It’s World Cup crunch time. The group stages are over and it will be knockout games to the final from here on in. From the performances we’ve seen so far, there are numerous contenders for the title. Brazil, the favourites at the start of the tournament, haven’t wowed, and title holders Spain are already out of the running.
If you’re looking to predict how the tournament will progress – and perhaps how your sweepstake will fare if you’re still in it – a good look at the performance data can tell us how things might turn out. This kind of data analysis is the business of analytics, a growth industry described by the Harvard Business Review as the “sexiest job of the 21st Century”.
Analytics can be divided into two main areas: explanatory analytics and predictive analytics. The former is backward-looking, a forensic investigation of what has happened and why. The latter, predictive analytics, is forward-looking, forecasting what will happen in the future.
The two are connected. Better understanding of the past can help improve our forecasts of the future. Predictive analytics in one way or another extrapolates from the past into the future. It assumes continuity, but uncertainty always remains because of the myriad chance events that can influence future outcomes.
Predicting who will win the World Cup is a good exemplar of the problems faced by predictive analytics. Just look at Spain, reigning European and World champions and one of the pre-tournament favourites but yet on an early flight home after losing to the Netherlands and Chile. And who would have predicted before the World Cup started that Costa Rica would qualify as group winners against three teams ranked in the top ten by FIFA, all previous World Cup winners – England, Italy and Uruguay.
What the group games tell us
Exploratory analytics applied to the team performance data from the group games can give us a clearer understanding of current form and which teams are best placed to succeed. Statistical analysis shows that the key performances indicators (KPIs) that are most closely correlated with winning at this World Cup include: completed passes, high activity distance covered, shot accuracy, tackles, clearances and fouls committed. Combining these KPIs with goals scored and conceded, it is possible to produce current form team ratings going into the knockout phases and use these ratings to predict the likely destination of the World Cup.

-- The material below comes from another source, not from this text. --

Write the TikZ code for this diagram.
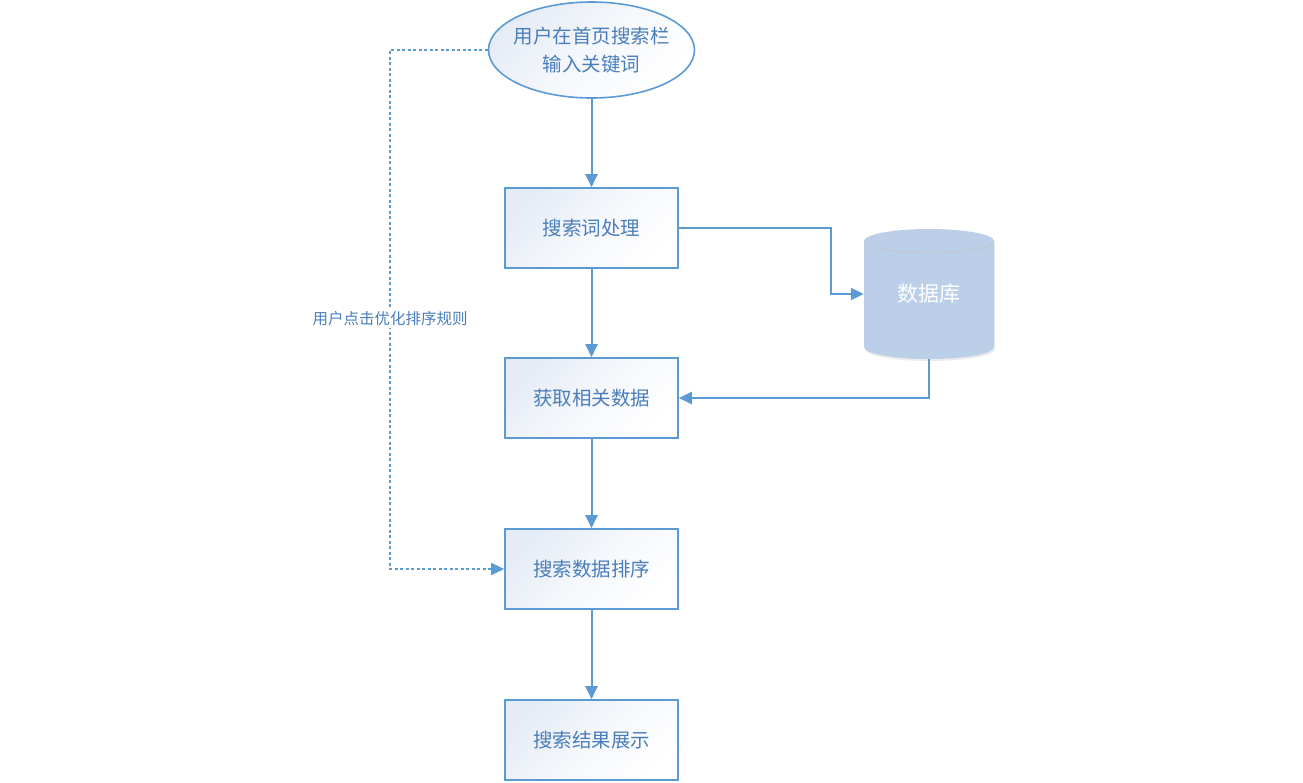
\documentclass[tikz,border=0pt]{standalone}
\usepackage{fontspec}
\setmainfont{Noto Sans CJK SC}
\usetikzlibrary{arrows.meta,shapes.geometric}
\definecolor{lineblue}{HTML}{5B9BD5}
\definecolor{txtblue}{HTML}{4A7EBB}
\definecolor{gradblue}{HTML}{E6ECF6}
\definecolor{dbfill}{HTML}{BCCFE8}
\definecolor{dbedge}{HTML}{C4C8CE}
\tikzset{
  flowbox/.style={draw=lineblue, line width=1.6pt, minimum width=173pt, minimum height=80pt, inner sep=0pt,
    top color=gradblue, bottom color=white, middle color=white!60!gradblue, shading angle=45, text=txtblue, font=\fontsize{19.5pt}{23pt}\selectfont},
  conn/.style={draw=lineblue, line width=2pt, -{Triangle[length=13pt,width=12pt]}},
  dconn/.style={conn, dash pattern=on 3pt off 2.5pt, line width=1.6pt},
}
\begin{document}
\begin{tikzpicture}[x=1pt,y=-1pt]
\useasboundingbox (0,0) rectangle (1303,782);
\node[ellipse, draw=lineblue, line width=1.6pt, minimum width=206pt, minimum height=96pt, inner xsep=-6pt, inner ysep=0pt,
  top color=gradblue, bottom color=white, middle color=white!60!gradblue, shading angle=45, text=txtblue, align=center,
  font=\fontsize{19.5pt}{28pt}\selectfont] (start) at (591.5,50) {用户在首页搜索栏\\输入关键词};
\node[flowbox] (proc) at (591.5,228) {搜索词处理};
\node[flowbox] (fetch) at (591.5,398) {获取相关数据};
\node[flowbox] (sort) at (591.5,569) {搜索数据排序};
\node[flowbox] (show) at (591.5,740) {搜索结果展示};
% database cylinder
\node[minimum width=130pt, minimum height=130pt, inner sep=0pt] (db) at (929,294) {};
\fill[black!8] (865,244) -- (865,349) arc[start angle=180, end angle=0, x radius=65, y radius=12] -- (995,244) -- cycle;
\fill[dbfill] (864,241) -- (864,347) arc[start angle=180, end angle=0, x radius=65, y radius=12] -- (994,241)
  arc[start angle=0, end angle=-180, x radius=65, y radius=12] -- cycle;
\draw[dbedge, line width=1pt] (994,241) arc[start angle=0, end angle=180, x radius=65, y radius=12];
\node[text=white, font=\fontsize{21pt}{24pt}\selectfont] at (929,294) {数据库};
% connectors
\draw[conn] (start) -- (proc);
\draw[conn] (proc) -- (fetch);
\draw[conn] (fetch) -- (sort);
\draw[conn] (sort) -- (show);
\draw[conn] (proc.east) -- (831,228) -- (831,294) -- (db.west);
\draw[conn] (db.south) -- (929,398) -- (fetch.east);
\draw[dconn] (start.west) -- (390,50) -- (390,569) -- (sort.west);
\node[fill=white, text=txtblue, inner sep=2pt, font=\fontsize{15.5pt}{18pt}\selectfont] (lbl) at (390,319) {用户点击优化排序规则};
\end{tikzpicture}
\end{document}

Current form team rankings after the group stage:
- The Netherlands
- Costa Rica
The Netherlands top the ratings which is no surprise after winning all three group games including their comprehensive 5-1 defeat of Spain. Much more surprising is that Colombia rank second, also with a 100% record in the group games. The Netherlands and Colombia are in the opposite halves of the draw so could conceivably meet in the World Cup Final. But to do so would probably require Colombia to beat Brazil in the Quarter Finals and then beat either France or Germany in the Semi-Finals while the Netherlands will most likely need to triumph over Argentina in the Semi-Finals.
Brazil rank fourth and Argentina rank sixth based on their team KPIs, reflecting that the form of both of these teams has been a little patchy so far. Brazil could only draw with Mexico, and Argentina only sneaked past Iran with a late winner in stoppage time. But with Neymar and Messi in their teams Brazil and Argentina have the individual genius to go all the way.

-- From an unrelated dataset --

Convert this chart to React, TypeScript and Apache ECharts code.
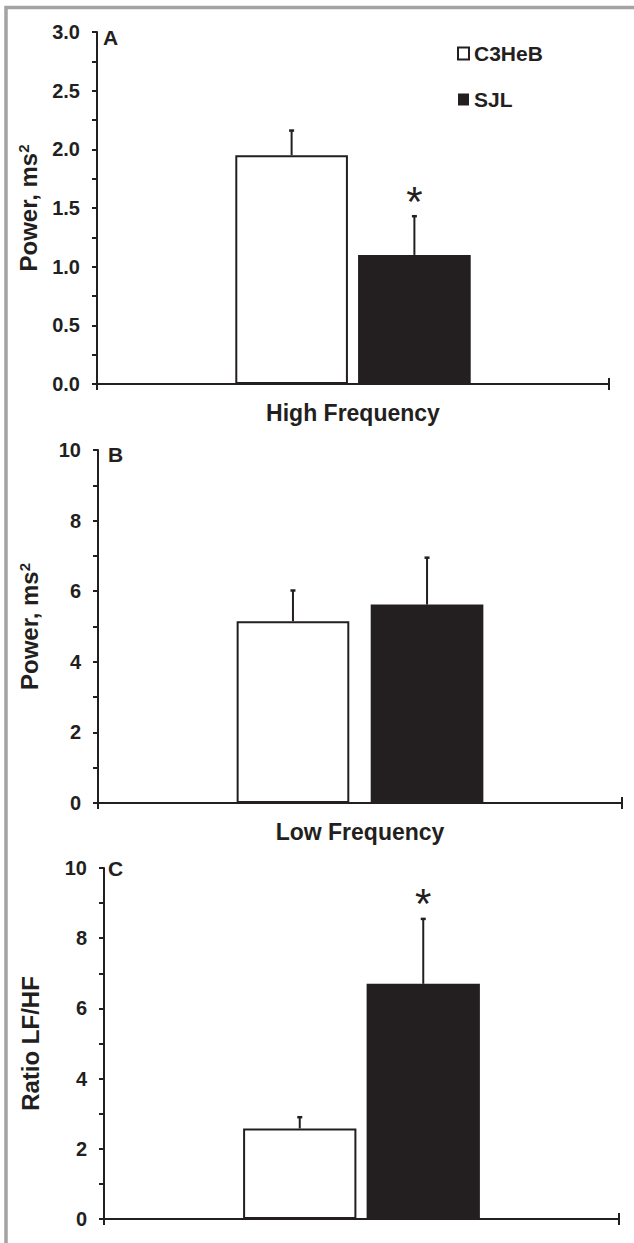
import React, { useEffect, useRef } from "react";
import * as echarts from "echarts";

const strains = ["C3HeB", "SJL"];
const category = ["x"];
const hfMean = [1.95, 1.1];
const hfErr = [0.21, 0.33];
const hfSig = [false, true];
const lfMean = [5.15, 5.62];
const lfErr = [0.87, 1.33];
const lfSig = [false, false];
const ratioMean = [2.58, 6.7];
const ratioErr = [0.32, 1.85];
const ratioSig = [false, true];
const panelLabels = ["A", "B", "C"];
const xNames = ["High Frequency", "Low Frequency", ""];
const yNames = ["Power, ms{sup|2}", "Power, ms{sup|2}", "Ratio LF/HF"];

const INK = "#231f20";
const FONT = "'Liberation Sans', Arial, sans-serif";

export default function App() {
  const ref = useRef<HTMLDivElement>(null);
  useEffect(() => {
    document.body.style.margin = "0";
    const chart = echarts.init(ref.current!, null, { renderer: "svg" });

    const panels = [
      { mean: hfMean, err: hfErr, sig: hfSig, max: 3, interval: 0.5, fmt: (v: number) => v.toFixed(1),
        grid: { left: 97, top: 32, width: 512, height: 352 }, bw: 0.22, gap: 0.09, nameGap: 56, label: { left: 103, top: 27 } },
      { mean: lfMean, err: lfErr, sig: lfSig, max: 10, interval: 2, fmt: (v: number) => String(v),
        grid: { left: 98, top: 450, width: 524, height: 353 }, bw: 0.215, gap: 0.19, nameGap: 56, label: { left: 108, top: 444 } },
      { mean: ratioMean, err: ratioErr, sig: ratioSig, max: 10, interval: 2, fmt: (v: number) => String(v),
        grid: { left: 104, top: 868, width: 515, height: 351 }, bw: 0.22, gap: 0.09, nameGap: 62, label: { left: 108, top: 858 } },
    ];

    const grid: any[] = [];
    const xAxis: any[] = [];
    const yAxis: any[] = [];
    const series: any[] = [];
    const title: any[] = [];

    panels.forEach((p, i) => {
      grid.push({ ...p.grid, containLabel: false });
      title.push({
        text: panelLabels[i], left: p.label.left, top: p.label.top, padding: 0,
        textStyle: { fontFamily: FONT, fontWeight: "bold", fontSize: 21, color: INK },
      });
      xAxis.push({
        type: "category", gridIndex: i, data: category, boundaryGap: true,
        axisLine: { lineStyle: { color: INK, width: 2 } },
        axisTick: { show: true, length: 6, inside: false, lineStyle: { color: INK, width: 2 } },
        axisLabel: { show: false },
        name: xNames[i], nameLocation: "middle", nameGap: 17,
        nameTextStyle: { fontFamily: FONT, fontWeight: "bold", fontSize: 23, color: INK, verticalAlign: "top" },
      });
      xAxis.push({
        type: "category", gridIndex: i, data: category, boundaryGap: true, position: "bottom", offset: 0,
        axisLine: { show: false },
        axisTick: { show: true, length: 6, inside: true, lineStyle: { color: INK, width: 2 } },
        axisLabel: { show: false },
      });
      yAxis.push({
        type: "value", gridIndex: i, min: 0, max: p.max, interval: p.interval,
        axisLine: { show: true, lineStyle: { color: INK, width: 2 } },
        axisTick: { show: true, length: 5, lineStyle: { color: INK, width: 2 } },
        minorTick: { show: true, splitNumber: 2, length: 5, lineStyle: { color: INK, width: 2 } },
        splitLine: { show: false },
        axisLabel: { formatter: p.fmt, margin: 17, fontFamily: FONT, fontWeight: "bold", fontSize: 20, color: INK },
        name: yNames[i], nameLocation: "middle", nameRotate: 90, nameGap: p.nameGap,
        nameTextStyle: {
          fontFamily: FONT, fontWeight: "bold", fontSize: 24, color: INK,
          rich: { sup: { fontFamily: FONT, fontWeight: "bold", fontSize: 15, color: INK, verticalAlign: "top", padding: [0, 0, 10, 0] } },
        },
      });
      const xIdx = i * 2;
      strains.forEach((s, k) => {
        series.push({
          type: "bar", name: s, xAxisIndex: xIdx, yAxisIndex: i,
          data: [p.mean[k]], barWidth: p.bw * 100 + "%", barGap: p.gap * 100 + "%",
          itemStyle: k === 0 ? { color: "#ffffff", borderColor: INK, borderWidth: 2 } : { color: INK, borderColor: INK, borderWidth: 0 },
        });
      });
      series.push({
        type: "custom", xAxisIndex: xIdx, yAxisIndex: i, silent: true,
        data: strains.map((_, k) => [0, p.mean[k], p.err[k], k, p.sig[k] ? 1 : 0]),
        renderItem: (params: any, api: any) => {
          const c = api.value(0), m = api.value(1), e = api.value(2), k = api.value(3), sig = api.value(4);
          const band = api.size([1, 0])[0];
          const bw = band * p.bw;
          const gap = bw * p.gap;
          const cx = api.coord([c, 0])[0] + (k === 0 ? -1 : 1) * (bw + gap) / 2;
          const yTop = api.coord([c, m + e])[1];
          const yBase = api.coord([c, m])[1];
          const children: any[] = [
            { type: "line", shape: { x1: cx, y1: yBase, x2: cx, y2: yTop }, style: { stroke: INK, lineWidth: 2 } },
            { type: "line", shape: { x1: cx - 2.5, y1: yTop, x2: cx + 2.5, y2: yTop }, style: { stroke: INK, lineWidth: 2.5 } },
          ];
          if (sig) {
            children.push({
              type: "text", x: cx, y: yTop - 15,
              style: { text: "*", fontFamily: FONT, fontSize: 42, fill: INK, align: "center", verticalAlign: "middle" },
            });
          }
          return { type: "group", children };
        },
        z: 3,
      });
    });

    chart.setOption({
      animation: false,
      backgroundColor: "#ffffff",
      title,
      grid,
      xAxis,
      yAxis,
      series,
      legend: {
        data: strains, orient: "vertical", left: 452, top: 38, itemGap: 25,
        icon: "rect", itemWidth: 11, itemHeight: 12,
        textStyle: { fontFamily: FONT, fontWeight: "bold", fontSize: 21, color: INK },
        selectedMode: false,
      },
      graphic: [
        { type: "rect", shape: { x: 6, y: 7.5, width: 700, height: 1300 }, style: { fill: "none", stroke: "#a3a3a3", lineWidth: 3.5 }, silent: true },
      ],
    });
    return () => chart.dispose();
  }, []);
  return <div ref={ref} style={{ width: 634, height: 1243 }} />;
}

The Last 16 games all look very predictable based on current form and at least on paper all of the group winners should progress. But the Quarter Finals look very hard to call, other than the Netherlands who should beat the winners of the Costa Rica-Greece game. Colombia, as already suggested, should beat Uruguay and could surprise Brazil. If France get past Nigeria and Germany beat Algeria, then a France-Germany Quarter Final might need penalties to separate the teams. And Belgium could push Argentina all the way if both teams as expected win their Last 16 games.
So, who will win the World Cup?
Although the ratings put the Netherlands as favourites based on their form in the group games, the main conclusion from the statistical analysis of the games is that this is possibly one of the most open and competitively balanced World Cup tournaments ever, with all of the group winners having some grounds for optimism.
The Netherlands against Colombia in the World Cup Final had long odds before the tournament started but those odds have now shortened considerably. The bookmakers still make Brazil favourites followed by Germany and Argentina. And you cannot discount either France or Belgium.
Predicting the World Cup even after half the teams have been eliminated remains very difficult. Indeed based on the team ratings Croatia would have been predicted to reach the Quarter Finals but the quality of their play did not translate into results. We just do not know who will lift the trophy and it is that uncertainty of outcome that makes this year’s World Cup so interesting. The only certainty over the next two weeks is that football fans around the world are going to be gripped and entertained by some tense and exciting games. And there will probably be some surprises so don’t take the table above as gospel.